We present a CPA-secure encryption scheme that is completely insecure in this setting. We define a new notion of security, called funcCPA, that we prove is sufficient. Additionally, we show:

– Homomorphic encryption schemes that have a certain type of circuit privacy – for example, schemes in which ciphertexts can be “sanitized” – are funcCPA-secure.

– In particular, assuming certain existing HE schemes are CPA-secure, they are also funcCPA-secure.

– For certain encryption schemes, like Brakerski-Vaikuntanathan, that have a property that we call oblivious secret key extraction, funcCPA-security implies circular security – i.e., that it is secure to provide an encryption of the secret key in a form usable for bootstrapping (to construct fully homomorphic encryption).


In summary, funcCPA-security lies strictly between CPA-security and CCA2-security (under reasonable assumptions), and has an interesting relationship with circular security, though it is not known to be equivalent.


Based on a joint work with Shai Halevi, Craig Gentry and Margarita Vald

12:30 - 14:00

Lunch

14:00 - 15:00

Noam Mazor (Tel Aviv University)

On the Complexity of Two-Party Differential Privacy

Abstract: In distributed differential privacy, the parties perform analysis over their joint data while preserving the privacy for both datasets. Interestingly, for a few fundamental two-party functions such as inner product and Hamming distance, the accuracy of the distributed solution lags way behind what is achievable in the client-server setting. McGregor, Mironov, Pitassi, Reingold, Talwar, and Vadhan [FOCS '10] proved that this gap is inherent, showing upper bounds on the accuracy of (any) distributed solution for these functions. These limitations can be bypassed when settling for computational differential privacy, where the data is differentially private only in the eyes of a computationally bounded observer, using public-key cryptography primitives.


We prove that the use of public-key cryptography is necessary for bypassing the limitation of McGregor et al., showing that a non-trivial solution for the inner-product, or the Hamming distance, implies the existence of a key-agreement protocol.
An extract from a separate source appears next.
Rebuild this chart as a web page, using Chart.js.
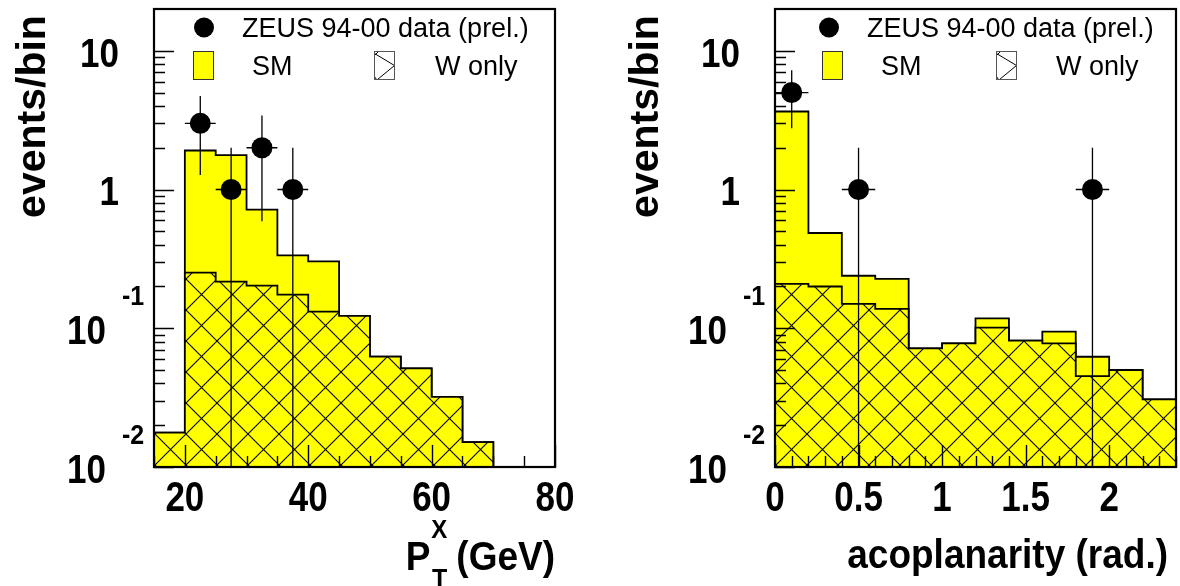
<!DOCTYPE html>
<html>
<head>
<meta charset="utf-8">
<script src="https://cdn.jsdelivr.net/npm/chart.js@4.4.1/dist/chart.umd.min.js"></script>
<style>
  html, body { margin: 0; padding: 0; background: #fff; overflow: hidden; }
  #wrap { position: relative; width: 1180px; height: 586px; }
  canvas { position: absolute; top: 0; }
  #ptChart { left: 0; }
  #acoChart { left: 590px; }
</style>
</head>
<body>
<div id="wrap">
  <canvas id="ptChart" width="590" height="586"></canvas>
  <canvas id="acoChart" width="590" height="586"></canvas>
</div>
<script>
// y range shared by both panels (events/bin, log)
const Y_MIN = 0.01;
const Y_MAX = 20;
const yTickValues = [10, 1, 0.1, 0.01];
const yTickBases = ['10', '1', '10', '10'];
const yTickExps = ['', '', '-1', '-2'];

// hadronic transverse momentum, 5 GeV bins
const ptEdges = [15, 20, 25, 30, 35, 40, 45, 50, 55, 60, 65, 70];
const ptSM = [0.0177, 1.91, 1.77, 0.717, 0.335, 0.303, 0.123, 0.0624, 0.0514, 0.032, 0.0151];
const ptW = [0.0177, 0.252, 0.217, 0.203, 0.175, 0.132, 0.123, 0.0624, 0.0514, 0.032, 0.0151];
const ptDataX = [22.5, 27.5, 32.5, 37.5];
const ptDataY = [3, 1, 2, 1];
const ptErrY = [1.73, 1, 1.41, 1];
const ptErrX = [2.5, 2.5, 2.5, 2.5];
const ptTicks = [20, 40, 60, 80];

// acoplanarity, 0.2 rad bins
const acoEdges = [0, 0.2, 0.4, 0.6, 0.8, 1.0, 1.2, 1.4, 1.6, 1.8, 2.0, 2.2, 2.4];
const acoSM = [3.65, 0.486, 0.239, 0.227, 0.0717, 0.0779, 0.118, 0.0814, 0.0945, 0.0623, 0.05, 0.0307];
const acoW = [0.209, 0.2, 0.15, 0.138, 0.0717, 0.0779, 0.101, 0.0814, 0.0779, 0.0452, 0.05, 0.0307];
const acoDataX = [0.1, 0.5, 1.9];
const acoDataY = [5, 1, 1];
const acoErrY = [2.24, 1, 1];
const acoErrX = [0.1, 0.1, 0.1];
const acoTicks = [0, 0.5, 1, 1.5, 2];

const FONT = '"Liberation Sans", Arial, Helvetica, sans-serif';
const YELLOW = '#ffff00';
const HATCH = 31;

// draw text with baseline at y, optional vertical stretch
function text(ctx, str, x, y, size, bold, align, sy) {
  ctx.save();
  ctx.translate(x, y);
  ctx.scale(1, sy || 1);
  ctx.font = (bold ? 'bold ' : '') + size + 'px ' + FONT;
  ctx.textAlign = align;
  ctx.textBaseline = 'alphabetic';
  ctx.fillStyle = '#000';
  ctx.fillText(str, 0, 0);
  ctx.restore();
}

// baseline that puts the caps centred on cy
function capBase(cy, size, sy) {
  return cy + 0.716 * size * (sy || 1) / 2;
}

function hatchTile(bg) {
  const c = document.createElement('canvas');
  c.width = c.height = HATCH;
  const g = c.getContext('2d');
  g.fillStyle = bg;
  g.fillRect(0, 0, HATCH, HATCH);
  g.strokeStyle = '#000';
  g.lineWidth = 1.1;
  g.beginPath();
  g.moveTo(-1, -1); g.lineTo(HATCH + 1, HATCH + 1);
  g.moveTo(HATCH + 1, -1); g.lineTo(-1, HATCH + 1);
  g.stroke();
  return c;
}

// histogram as a stepped line: one point per left bin edge, closed at the floor
function steps(edges, vals) {
  return edges.map((x, i) => ({ x: x, y: i < vals.length ? vals[i] : Y_MIN }));
}

function makeDecor(cfg) {
  return {
    id: 'panelDecor',
    afterDatasetsDraw(chart) {
      const { ctx, chartArea: a, scales: { x, y } } = chart;
      ctx.save();
      ctx.beginPath();
      ctx.rect(a.left, a.top, a.right - a.left, a.bottom - a.top);
      ctx.clip();
      ctx.strokeStyle = '#000';
      ctx.lineWidth = 1.3;
      cfg.dataX.forEach((px, i) => {
        const v = cfg.dataY[i];
        const lo = v - cfg.errY[i];
        const X = x.getPixelForValue(px);
        const Y = y.getPixelForValue(v);
        ctx.beginPath();
        ctx.moveTo(X, y.getPixelForValue(v + cfg.errY[i]));
        ctx.lineTo(X, lo > 0 ? y.getPixelForValue(lo) : a.bottom);
        ctx.moveTo(x.getPixelForValue(px - cfg.errX[i]), Y);
        ctx.lineTo(x.getPixelForValue(px + cfg.errX[i]), Y);
        ctx.stroke();
      });
      ctx.restore();
    },
    afterDraw(chart) {
      const { ctx, chartArea: a, scales: { x, y } } = chart;
      ctx.save();
      ctx.strokeStyle = '#000';
      ctx.lineWidth = 1.4;

      // y ticks, drawn inward from the left frame
      ctx.beginPath();
      for (let d = -2; d <= 1; d++) {
        for (let m = 1; m <= 9; m++) {
          const v = m * Math.pow(10, d);
          if (v < Y_MIN || v >= Y_MAX) continue;
          const py = Math.round(y.getPixelForValue(v)) + 0.5;
          ctx.moveTo(a.left, py);
          ctx.lineTo(a.left + (m === 1 ? 20 : 11), py);
        }
      }
      // x ticks, drawn upward from the bottom frame
      for (let v = x.min; v <= x.max + 1e-9; v += cfg.minorStep) {
        const major = cfg.ticks.some(t => Math.abs(t - v) < 1e-6);
        const px = Math.round(x.getPixelForValue(v)) + 0.5;
        ctx.moveTo(px, a.bottom);
        ctx.lineTo(px, a.bottom - (major ? 22 : 11));
      }
      ctx.stroke();

      // frame
      ctx.lineWidth = 2.2;
      ctx.strokeRect(a.left, a.top, a.right - a.left, a.bottom - a.top);

      // y tick labels
      yTickValues.forEach((v, i) => {
        const cy = y.getPixelForValue(v) + 1;
        if (yTickExps[i]) {
          text(ctx, yTickBases[i], a.left - 48, capBase(cy, 35, 1.18), 35, true, 'right', 1.18);
          text(ctx, yTickExps[i], a.left - 32, capBase(cy - 34, 25, 1.1), 25, true, 'left', 1.1);
        } else {
          text(ctx, yTickBases[i], a.left - 35, capBase(cy, 35, 1.18), 35, true, 'right', 1.18);
        }
      });

      // x tick labels
      cfg.ticks.forEach(t => {
        text(ctx, String(t), x.getPixelForValue(t), capBase(a.bottom + 29, 35, 1.22), 35, true, 'center', 1.22);
      });

      // y title
      ctx.save();
      ctx.translate(cfg.yTitleX, 116.5);
      ctx.rotate(-Math.PI / 2);
      ctx.font = 'bold 41px ' + FONT;
      ctx.textAlign = 'center';
      ctx.textBaseline = 'alphabetic';
      ctx.fillStyle = '#000';
      ctx.fillText('events/bin', 0, 0);
      ctx.restore();

      cfg.xTitle(ctx);

      // legend
      const L = a.left, g = cfg.legend;
      ctx.fillStyle = '#000';
      ctx.beginPath();
      ctx.arc(L + g.dot, 27.5, 10, 0, Math.PI * 2);
      ctx.fill();
      text(ctx, 'ZEUS 94-00 data (prel.)', L + g.label, capBase(27.5, 27), 27, false, 'left');

      ctx.lineWidth = 1;
      ctx.fillStyle = YELLOW;
      ctx.fillRect(L + g.smBox, 51, 20, 28);
      ctx.strokeStyle = '#333';
      ctx.strokeRect(L + g.smBox + 0.5, 51.5, 20, 28);
      text(ctx, 'SM', L + g.smText, capBase(65, 27), 27, false, 'left');

      // hatched key: one diamond of the pattern squeezed into the box
      const bx = L + g.wBox + 0.5, by = 51.5, bw = 20, bh = 28;
      ctx.strokeStyle = '#000';
      ctx.beginPath();
      ctx.moveTo(bx, by + 2); ctx.lineTo(bx + bw, by + bh / 2);
      ctx.lineTo(bx + 3, by + bh);
      ctx.moveTo(bx + 4, by); ctx.lineTo(bx, by + 4);
      ctx.moveTo(bx, by + bh - 3); ctx.lineTo(bx + 2, by + bh);
      ctx.stroke();
      ctx.strokeStyle = '#555';
      ctx.strokeRect(bx, by, bw, bh);
      text(ctx, 'W only', L + g.wText, capBase(65, 27), 27, false, 'left');

      ctx.restore();
    }
  };
}

function makePanel(id, p) {
  const canvas = document.getElementById(id);
  const ctx = canvas.getContext('2d');
  const hatchFill = ctx.createPattern(hatchTile(YELLOW), 'repeat');
  return new Chart(ctx, {
    type: 'line',
    data: {
      datasets: [
        {
          type: 'scatter',
          data: p.dataX.map((v, i) => ({ x: v, y: p.dataY[i] })),
          pointRadius: 10.5,
          pointBackgroundColor: '#000',
          pointBorderWidth: 0,
          showLine: false,
          order: 0
        },
        {
          data: steps(p.edges, p.w),
          stepped: true,
          fill: 'start',
          backgroundColor: hatchFill,
          borderColor: '#000',
          borderWidth: 1.8,
          pointRadius: 0,
          order: 1
        },
        {
          data: steps(p.edges, p.sm),
          stepped: true,
          fill: 'start',
          backgroundColor: YELLOW,
          borderColor: '#000',
          borderWidth: 1.8,
          pointRadius: 0,
          order: 2
        }
      ]
    },
    options: {
      responsive: false,
      animation: false,
      events: [],
      layout: { padding: p.padding, autoPadding: false },
      scales: {
        x: { type: 'linear', min: p.xMin, max: p.xMax, bounds: 'data', display: false },
        y: { type: 'logarithmic', min: Y_MIN, max: Y_MAX, bounds: 'data', display: false }
      },
      plugins: { legend: { display: false }, tooltip: { enabled: false } }
    },
    plugins: [makeDecor(p)]
  });
}

makePanel('ptChart', {
  edges: ptEdges, sm: ptSM, w: ptW,
  dataX: ptDataX, dataY: ptDataY, errY: ptErrY, errX: ptErrX,
  ticks: ptTicks, minorStep: 5, xMin: 15, xMax: 80,
  padding: { left: 154, right: 35, top: 9, bottom: 119 },
  yTitleX: 45,
  legend: { dot: 50, label: 88, smBox: 39, smText: 98, wBox: 220, wText: 281 },
  xTitle(ctx) {
    const right = 555, base = 570;
    ctx.font = 'bold 37px ' + FONT;
    const wG = ctx.measureText('(GeV)').width;
    text(ctx, '(GeV)', right, base, 37, true, 'right', 1.12);
    const sx = right - wG - 9;
    text(ctx, 'X', sx, 538, 24, true, 'right', 1.1);
    text(ctx, 'T', sx, 588, 25, true, 'right', 1.1);
    text(ctx, 'P', sx - 17, base, 37, true, 'right', 1.12);
  }
});

makePanel('acoChart', {
  edges: acoEdges, sm: acoSM, w: acoW,
  dataX: acoDataX, dataY: acoDataY, errY: acoErrY, errX: acoErrX,
  ticks: acoTicks, minorStep: 0.1, xMin: 0, xMax: 2.4,
  padding: { left: 185, right: 4, top: 9, bottom: 119 },
  yTitleX: 68,
  legend: { dot: 54, label: 92, smBox: 47, smText: 106, wBox: 221, wText: 281 },
  xTitle(ctx) {
    text(ctx, 'acoplanarity (rad.)', 578, 568, 37, true, 'right', 1.12);
  }
});
</script>
</body>
</html>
Our bound implies a combinatorial proof for the fact that non-Boolean inner product of independent (strong) Santha-Vazirani sources is a good condenser. We obtain our main result by showing that the inner-product of a (single, strong) SV source with a uniformly random seed is a good condenser, even when the seed and source are dependent.


Joint work with Iftach Haitner, Jad Silbak and Eliad Tsfadia.

15:00 - 15:30

Coffee

15:30 - 16:30

Elette Boyle (Reichman University)

Secure Multiparty Computation with Sublinear Preprocessing

Abstract: We overview a recent line of work for obtaining malicious security in multi-party computation with low communication overhead, by use of sublinear zero-knowledge proofs on distributed data. We focus on recent results in the setting of a dishonest majority.


Based on joint work with Niv Gilboa, Yuval Ishai, and Ariel Nof.